Langkah Ford ini juga berdampak pada persepsi pasar terhadap stabilitas pasokan kendaraan impor. Investor dan analis pasar otomotif melihat bahwa setiap perubahan regulasi di pasar besar seperti Tiongkok dapat memiliki efek berantai terhadap strategi global perusahaan otomotif. Oleh karena itu, banyak produsen kini mulai membangun kapasitas lokal tidak hanya untuk efisiensi biaya, tetapi juga untuk merespons dinamika kebijakan yang semakin kompleks.

Sementara itu, para analis memperkirakan bahwa Ford akan mempercepat peluncuran model-model baru yang dirakit langsung di Tiongkok, terutama dalam segmen kendaraan listrik dan SUV kompak, yang saat ini mengalami pertumbuhan permintaan cukup tinggi di pasar domestik. Deutsche Welle menyebutkan bahwa strategi lokalisasi produksi kini menjadi pilihan logis bagi banyak merek global untuk tetap kompetitif tanpa harus bergantung pada ekspor dari AS atau Eropa.

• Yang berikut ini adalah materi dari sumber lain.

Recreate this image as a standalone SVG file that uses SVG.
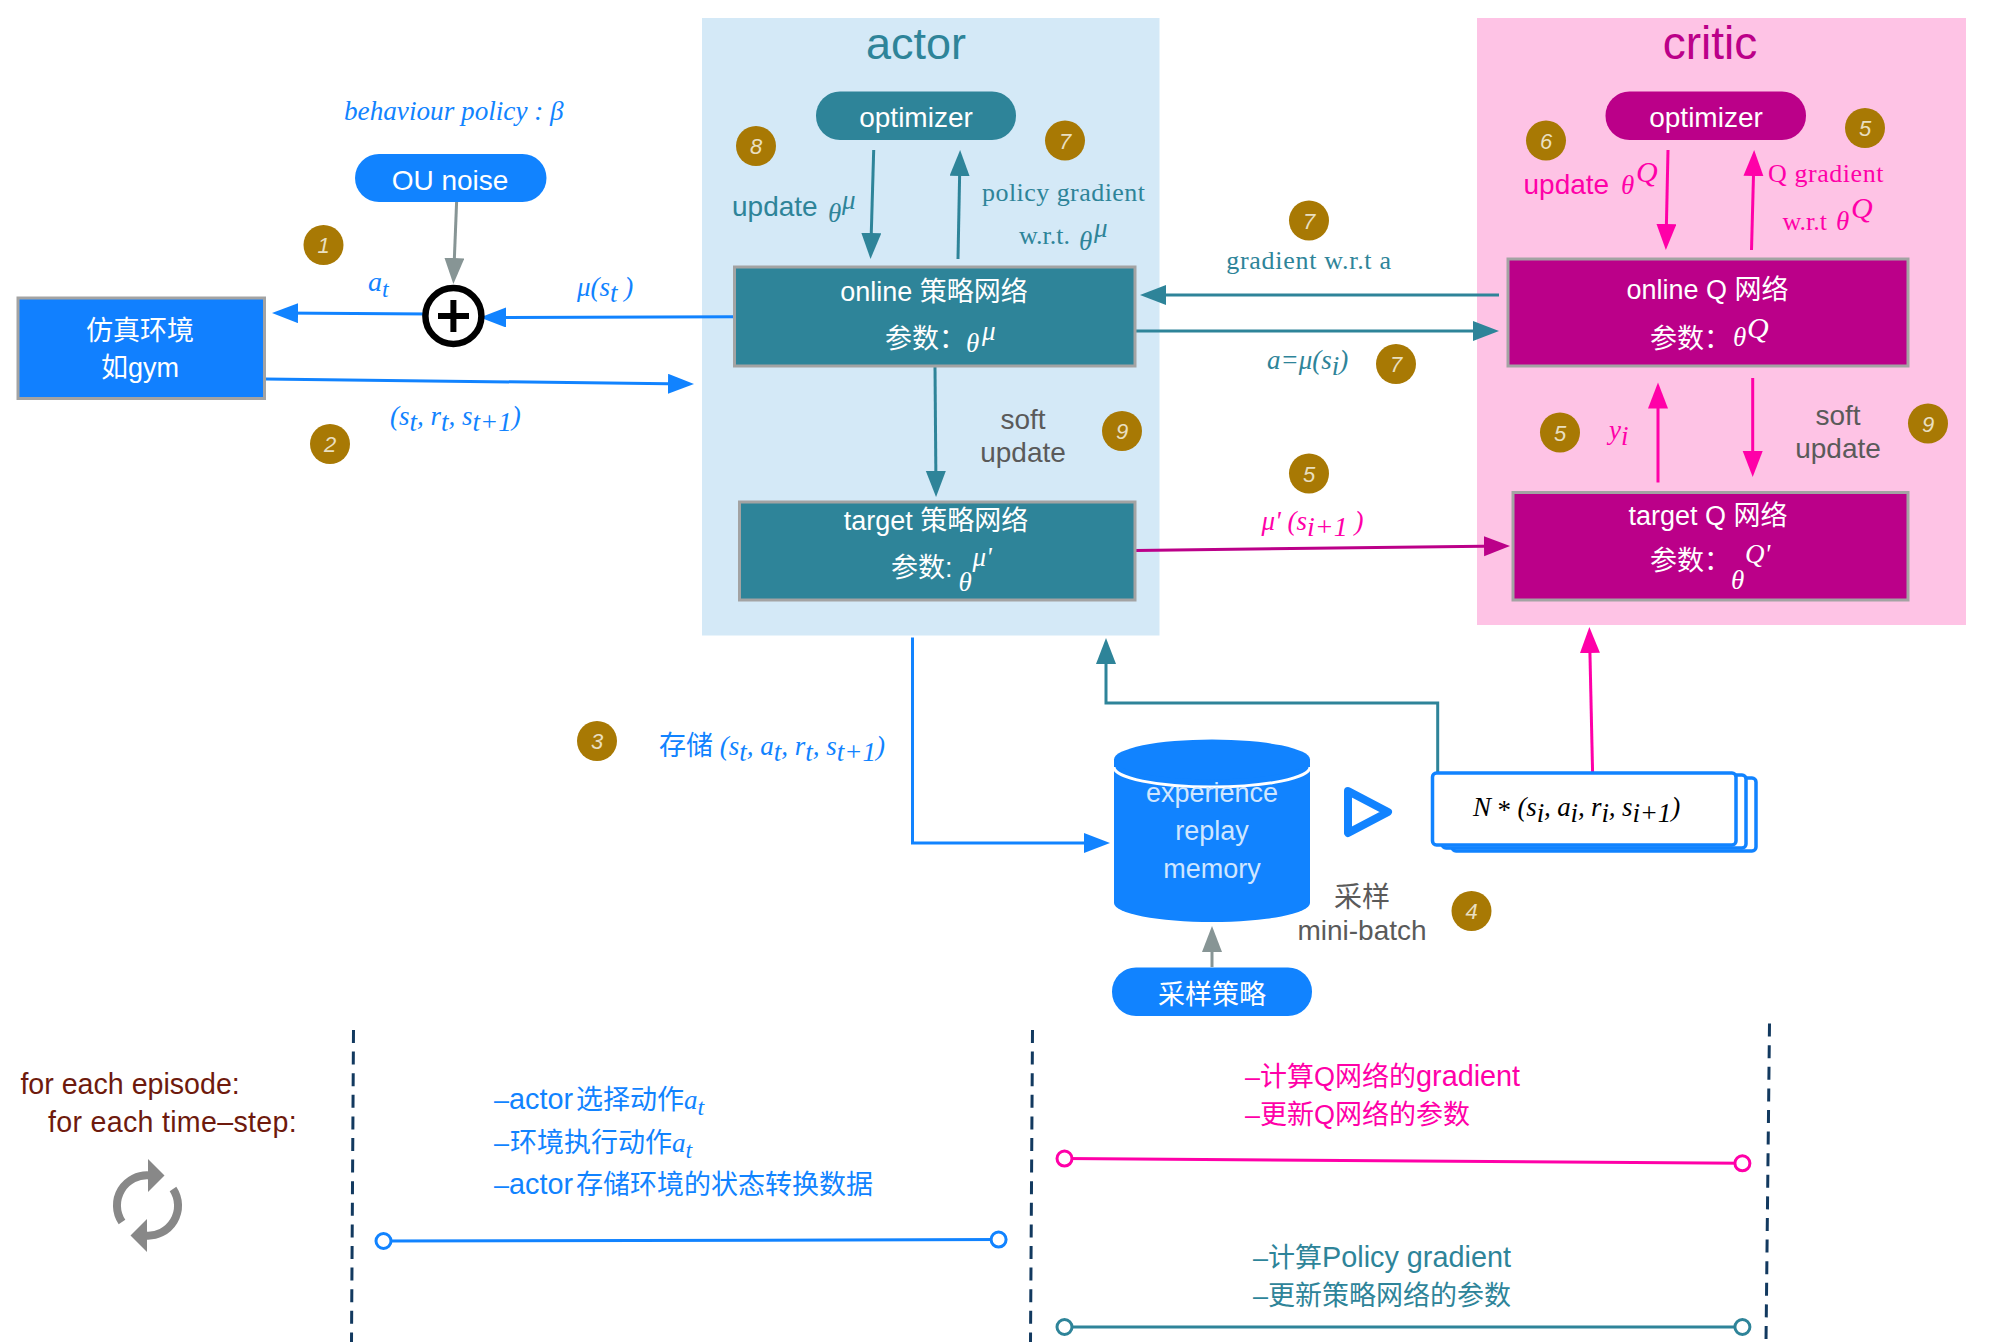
<svg xmlns="http://www.w3.org/2000/svg" width="2012" height="1342" viewBox="0 0 2012 1342">
<style>
text{font-family:"Liberation Sans","Noto Sans CJK SC",sans-serif;font-size:27px}
.m{font-family:"Liberation Serif","Noto Sans CJK SC",serif;font-style:italic;font-size:27px}
.s{font-family:"Liberation Serif","Noto Sans CJK SC",serif;font-size:26px}
.c{text-anchor:middle}
.w{fill:#fff}
.u{font-size:28px}
.la{font-size:28.8px}
.bl{fill:#1183ff}.te{fill:#2e8499}.pk{fill:#ff00a8}.mg{fill:#bb0089}.gy{fill:#5a5a5a}.br{fill:#6e1a0d}
.l{fill:none;stroke-width:3}
.lb{stroke:#1183ff}.lt{stroke:#2e8499}.lp{stroke:#ff00a8}.lm{stroke:#bb0089}.lg{stroke:#879595}
.box{stroke:#a3a3a3;stroke-width:3}
.badge circle{fill:#a87904}
.badge text{fill:#e9dfc0;font-size:22px;font-style:italic;text-anchor:middle}
.dash{fill:none;stroke:#12395f;stroke-width:3;stroke-dasharray:13 8.6}
.dot{fill:#fff;stroke-width:3}
</style>
<defs>
<marker id="ab" markerUnits="userSpaceOnUse" markerWidth="28" markerHeight="22" refX="20" refY="10" orient="auto"><path d="M0 0L26 10L0 20Z" fill="#1183ff"/></marker>
<marker id="at" markerUnits="userSpaceOnUse" markerWidth="28" markerHeight="22" refX="20" refY="10" orient="auto"><path d="M0 0L26 10L0 20Z" fill="#2e8499"/></marker>
<marker id="ap" markerUnits="userSpaceOnUse" markerWidth="28" markerHeight="22" refX="20" refY="10" orient="auto"><path d="M0 0L26 10L0 20Z" fill="#ff00a8"/></marker>
<marker id="am" markerUnits="userSpaceOnUse" markerWidth="28" markerHeight="22" refX="20" refY="10" orient="auto"><path d="M0 0L26 10L0 20Z" fill="#bb0089"/></marker>
<marker id="ag" markerUnits="userSpaceOnUse" markerWidth="28" markerHeight="22" refX="20" refY="10" orient="auto"><path d="M0 0L26 10L0 20Z" fill="#879595"/></marker>
</defs>
<rect width="2012" height="1342" fill="#fff"/>
<g id="actor-panel"><rect x="702" y="18" width="457.5" height="617.5" fill="#d4e9f7"/><text class="c te" x="916" y="59" style="font-size:45px">actor</text></g>
<g id="critic-panel"><rect x="1477" y="18" width="489" height="607" fill="#fec3e5"/><text class="c mg" x="1710" y="59" style="font-size:46px">critic</text></g>

<g id="connectors">
<line class="l lg" x1="456.6" y1="202" x2="453.6" y2="278" marker-end="url(#ag)"/>
<line class="l lb" x1="430" y1="314" x2="278" y2="313" marker-end="url(#ab)"/>
<line class="l lb" x1="733.5" y1="316.7" x2="486" y2="317.5" marker-end="url(#ab)"/>
<line class="l lb" x1="265" y1="379" x2="688" y2="384" marker-end="url(#ab)"/>
<line class="l lt" x1="873.7" y1="150" x2="870.7" y2="253" marker-end="url(#at)"/>
<line class="l lt" x1="958" y1="259" x2="960" y2="156" marker-end="url(#at)"/>
<line class="l lt" x1="935" y1="367" x2="936" y2="491" marker-end="url(#at)"/>
<line class="l lt" x1="1499" y1="295" x2="1146" y2="295" marker-end="url(#at)"/>
<line class="l lt" x1="1136" y1="331" x2="1493" y2="331" marker-end="url(#at)"/>
<line class="l lp" x1="1668" y1="150" x2="1666" y2="244" marker-end="url(#ap)"/>
<line class="l lp" x1="1751.5" y1="250" x2="1754" y2="156" marker-end="url(#ap)"/>
<line class="l lp" x1="1658" y1="482.5" x2="1658" y2="388.5" marker-end="url(#ap)"/>
<line class="l lp" x1="1752.7" y1="378" x2="1752.7" y2="471" marker-end="url(#ap)"/>
<line class="l lm" x1="1136" y1="550.4" x2="1504" y2="546" marker-end="url(#am)"/>
<path class="l lb" d="M912.5 637.6V843H1104" marker-end="url(#ab)"/>
<path class="l lt" d="M1437.7 773V703H1106V644" marker-end="url(#at)"/>
<line class="l lp" x1="1592.6" y1="773" x2="1589.5" y2="633" marker-end="url(#ap)"/>
<line class="l lg" x1="1212" y1="967" x2="1212" y2="932" marker-end="url(#ag)"/>
</g>

<g id="env"><rect class="box" x="18" y="298" width="246.5" height="100.5" fill="#1180ff"/><text class="c w" x="140" y="340">仿真环境</text><text class="c w" x="140" y="377">如gym</text></g>
<g id="ou-noise"><rect x="355" y="154" width="191.5" height="48" rx="24" fill="#1183ff"/><text class="c w" x="450" y="190" style="font-size:28px">OU noise</text></g>
<g id="behaviour-label"><text class="m bl" x="344" y="120" style="font-size:27.2px">behaviour policy : β</text></g>
<g id="sum"><circle cx="453.4" cy="316" r="28" fill="#fff" stroke="#000" stroke-width="6.5"/><path d="M438 316H469M453.4 300V332" stroke="#000" stroke-width="6" fill="none"/></g>
<g id="labels-left">
<text class="m bl" x="368" y="290.6" style="font-size:28px">a<tspan dy="6" style="font-size:24px">t</tspan></text>
<text class="m bl" x="577" y="296">μ(s<tspan dy="6">t</tspan><tspan dy="-6"> )</tspan></text>
<text class="m bl" x="390" y="425">(s<tspan dy="6">t</tspan><tspan dy="-6">, r</tspan><tspan dy="6">t</tspan><tspan dy="-6">, s</tspan><tspan dy="6">t+1</tspan><tspan dy="-6">)</tspan></text>
<text class="m bl" x="659" y="755"><tspan style="font-style:normal">存储</tspan> (s<tspan dy="6">t</tspan><tspan dy="-6">, a</tspan><tspan dy="6">t</tspan><tspan dy="-6">, r</tspan><tspan dy="6">t</tspan><tspan dy="-6">, s</tspan><tspan dy="6">t+1</tspan><tspan dy="-6">)</tspan></text>
</g>

<g id="actor-optimizer"><rect x="816" y="91.5" width="200" height="48.5" rx="24" fill="#2e8499"/><text class="c w" x="916" y="127" style="font-size:28px">optimizer</text></g>
<g id="online-policy"><rect class="box" x="734.5" y="267" width="400.5" height="99" fill="#2e8499"/><text class="c w" x="934" y="301">online 策略网络</text><text class="w" x="885" y="348">参数：</text><text class="m w" x="966" y="352">θ</text><text class="m w" x="982" y="340">μ</text></g>
<g id="target-policy"><rect class="box" x="739.5" y="502" width="395.5" height="98" fill="#2e8499"/><text class="c w" x="936" y="530">target 策略网络</text><text class="w" x="891" y="577">参数:</text><text class="m w" x="958.5" y="591">θ</text><text class="m w" x="972.5" y="566">μ'</text></g>
<g id="actor-labels">
<text class="te u" x="732" y="216">update</text><text class="m te" x="828" y="222">θ</text><text class="m te" x="842" y="209">μ</text>
<text class="s te" x="982" y="201" style="letter-spacing:.45px">policy gradient</text>
<text class="s te" x="1019" y="243.6">w.r.t.</text><text class="m te" x="1079" y="250">θ</text><text class="m te" x="1094" y="237">μ</text>
<text class="c gy u" x="1023" y="428.6">soft</text><text class="c gy u" x="1023" y="462">update</text>
</g>

<g id="link-labels">
<text class="s te c" x="1309" y="269" style="letter-spacing:.7px">gradient w.r.t a</text>
<text class="m te" x="1267" y="369">a=μ(s<tspan dy="6">i</tspan><tspan dy="-6">)</tspan></text>
<text class="m pk" x="1261.5" y="530">μ' (s<tspan dy="6" style="font-size:28px">i+1</tspan><tspan dy="-6"> )</tspan></text>
</g>

<g id="critic-optimizer"><rect x="1605.5" y="91.5" width="200.5" height="48.5" rx="24" fill="#bb0089"/><text class="c w" x="1706" y="127" style="font-size:28px">optimizer</text></g>
<g id="online-q"><rect class="box" x="1508" y="259" width="400" height="107" fill="#bb0089"/><text class="c w" x="1707.5" y="299">online Q 网络</text><text class="w" x="1650" y="348">参数：</text><text class="m w" x="1733" y="346">θ</text><text class="m w" x="1747" y="338" style="font-size:30px">Q</text></g>
<g id="target-q"><rect class="box" x="1513" y="492.5" width="395" height="107.5" fill="#bb0089"/><text class="c w" x="1708" y="525">target Q 网络</text><text class="w" x="1650" y="570">参数：</text><text class="m w" x="1731" y="589">θ</text><text class="m w" x="1745" y="563">Q'</text></g>
<g id="critic-labels">
<text class="pk u" x="1523.5" y="194.4">update</text><text class="m pk" x="1621" y="194">θ</text><text class="m pk" x="1636" y="182" style="font-size:30px">Q</text>
<text class="s pk" x="1768" y="181.6" style="letter-spacing:.55px">Q gradient</text>
<text class="s pk" x="1782.5" y="230">w.r.t</text><text class="m pk" x="1836" y="230">θ</text><text class="m pk" x="1851" y="218" style="font-size:30px">Q</text>
<text class="m pk" x="1609" y="439">y<tspan dy="6">i</tspan></text>
<text class="c gy u" x="1838" y="425">soft</text><text class="c gy u" x="1838" y="458">update</text>
</g>

<g id="replay-memory">
<path d="M1114 759.5V903A98 19 0 0 0 1310 903V759.5Z" fill="#1183ff"/>
<path d="M1114 767A98 20 0 0 0 1310 767" fill="none" stroke="#fff" stroke-width="3"/>
<ellipse cx="1212" cy="759.5" rx="98" ry="20" fill="#1183ff"/>
<text class="c" x="1212" y="802" fill="#cfe6ff" style="font-size:27px">experience</text>
<text class="c" x="1212" y="840" fill="#cfe6ff" style="font-size:27px">replay</text>
<text class="c" x="1212" y="878" fill="#cfe6ff" style="font-size:27px">memory</text>
</g>
<g id="play"><path d="M1348 791L1388 812L1348 833Z" fill="none" stroke="#1183ff" stroke-width="8" stroke-linejoin="round"/></g>
<g id="mini-batch">
<rect x="1452" y="778" width="304" height="73" rx="4" fill="#fff" stroke="#1183ff" stroke-width="3.5"/>
<rect x="1442" y="775" width="304" height="73" rx="4" fill="#fff" stroke="#1183ff" stroke-width="3.5"/>
<rect x="1432.5" y="773" width="303.5" height="72" rx="4" fill="#fff" stroke="#1183ff" stroke-width="3.5"/>
<text class="m" x="1473" y="816" fill="#000" style="letter-spacing:-.15px">N <tspan dy="3" style="font-family:'Liberation Serif';font-style:normal">*</tspan><tspan dy="-3"> (s</tspan><tspan dy="6">i</tspan><tspan dy="-6">, a</tspan><tspan dy="6">i</tspan><tspan dy="-6">, r</tspan><tspan dy="6">i</tspan><tspan dy="-6">, s</tspan><tspan dy="6">i+1</tspan><tspan dy="-6">)</tspan></text>
</g>
<g id="sample-label"><text class="c gy u" x="1362" y="907">采样</text><text class="c gy u" x="1362" y="940">mini-batch</text></g>
<g id="sample-policy"><rect x="1112" y="967.5" width="200" height="48.5" rx="24" fill="#1183ff"/><text class="c w" x="1212" y="1003.5">采样策略</text></g>

<g id="badges">
<g class="badge"><circle cx="323.5" cy="245" r="20"/><text x="323.5" y="253">1</text></g>
<g class="badge"><circle cx="330" cy="444" r="20"/><text x="330" y="452">2</text></g>
<g class="badge"><circle cx="597" cy="741" r="20"/><text x="597" y="749">3</text></g>
<g class="badge"><circle cx="1471.5" cy="911" r="20"/><text x="1471.5" y="919">4</text></g>
<g class="badge"><circle cx="1865" cy="128" r="20"/><text x="1865" y="136">5</text></g>
<g class="badge"><circle cx="1560" cy="432.5" r="20"/><text x="1560" y="440.5">5</text></g>
<g class="badge"><circle cx="1309" cy="473.5" r="20"/><text x="1309" y="481.5">5</text></g>
<g class="badge"><circle cx="1546" cy="140.6" r="20"/><text x="1546" y="148.6">6</text></g>
<g class="badge"><circle cx="1065" cy="140.6" r="20"/><text x="1065" y="148.6">7</text></g>
<g class="badge"><circle cx="1309" cy="220.5" r="20"/><text x="1309" y="228.5">7</text></g>
<g class="badge"><circle cx="1396" cy="364" r="20"/><text x="1396" y="372">7</text></g>
<g class="badge"><circle cx="756" cy="146" r="20"/><text x="756" y="154">8</text></g>
<g class="badge"><circle cx="1122" cy="431" r="20"/><text x="1122" y="439">9</text></g>
<g class="badge"><circle cx="1928" cy="423.5" r="20"/><text x="1928" y="431.5">9</text></g>
</g>

<g id="timeline">
<path class="dash" d="M353.5 1030L351.5 1342"/>
<path class="dash" d="M1032.5 1030L1030.5 1342"/>
<path class="dash" d="M1769.5 1023.6L1766 1342"/>
<line class="l lb" x1="383.5" y1="1241" x2="998.6" y2="1239.6"/><circle class="dot lb" cx="383.5" cy="1241" r="7.5"/><circle class="dot lb" cx="998.6" cy="1239.6" r="7.5"/>
<line class="l lp" x1="1064.5" y1="1158.6" x2="1742.4" y2="1163.3"/><circle class="dot lp" cx="1064.5" cy="1158.6" r="7.5"/><circle class="dot lp" cx="1742.4" cy="1163.3" r="7.5"/>
<line class="l lt" x1="1064.5" y1="1327" x2="1742.4" y2="1327"/><circle class="dot lt" cx="1064.5" cy="1327" r="7.5"/><circle class="dot lt" cx="1742.4" cy="1327" r="7.5"/>
</g>
<g id="loop-text">
<text class="br" x="20.4" y="1094" style="font-size:28.6px">for each episode:</text>
<text class="br" x="48" y="1132" style="font-size:28.6px;letter-spacing:.3px">for each time–step:</text>
</g>
<g id="loop-icon">
<path d="M122 1222A30 30 0 0 1 150 1175.5M173 1189A30 30 0 0 1 145 1235.5" fill="none" stroke="#888" stroke-width="8"/>
<path d="M148 1159L164.5 1175.5L148 1192ZM147 1219L130.5 1235.5L147 1252Z" fill="#888"/>
</g>
<g id="step-blue">
<text class="bl" x="494" y="1109">–<tspan class="la">actor</tspan><tspan x="576">选择动作</tspan><tspan class="m">a</tspan><tspan class="m" dy="6" style="font-size:24px">t</tspan></text>
<text class="bl" x="494" y="1152">–<tspan x="510">环境执行动作</tspan><tspan class="m">a</tspan><tspan class="m" dy="6" style="font-size:24px">t</tspan></text>
<text class="bl" x="494" y="1194">–<tspan class="la">actor</tspan><tspan x="576">存储环境的状态转换数据</tspan></text>
</g>
<g id="step-pink">
<text class="pk" x="1245" y="1086">–计算Q网络的<tspan class="la">gradient</tspan></text>
<text class="pk" x="1245" y="1123.5">–更新Q网络的参数</text>
</g>
<g id="step-teal">
<text class="te" x="1253" y="1267">–计算<tspan class="la">Policy gradient</tspan></text>
<text class="te" x="1253" y="1305">–更新策略网络的参数</text>
</g>
</svg>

Situasi ini menjadi pengingat penting bagi industri otomotif global bahwa keberlanjutan ekspor kendaraan bergantung bukan hanya pada kualitas produk, tetapi juga pada kelincahan dalam menyesuaikan diri terhadap regulasi internasional yang terus berubah. Dalam kasus Ford, keputusan menghentikan pengiriman bukanlah penarikan diri dari pasar, tetapi langkah strategis untuk merancang ulang peta logistik mereka agar tetap efisien dan relevan di pasar yang sangat dinamis.

Dalam beberapa bulan ke depan, industri akan mengamati apakah Ford dan produsen lainnya dapat menyesuaikan strategi mereka secara cepat untuk mempertahankan posisi di Tiongkok, ataukah mereka akan mengalami penurunan penjualan akibat keterbatasan pasokan kendaraan impor. Yang jelas, dinamika ini menunjukkan betapa eratnya hubungan antara kebijakan perdagangan dan operasional industri otomotif global.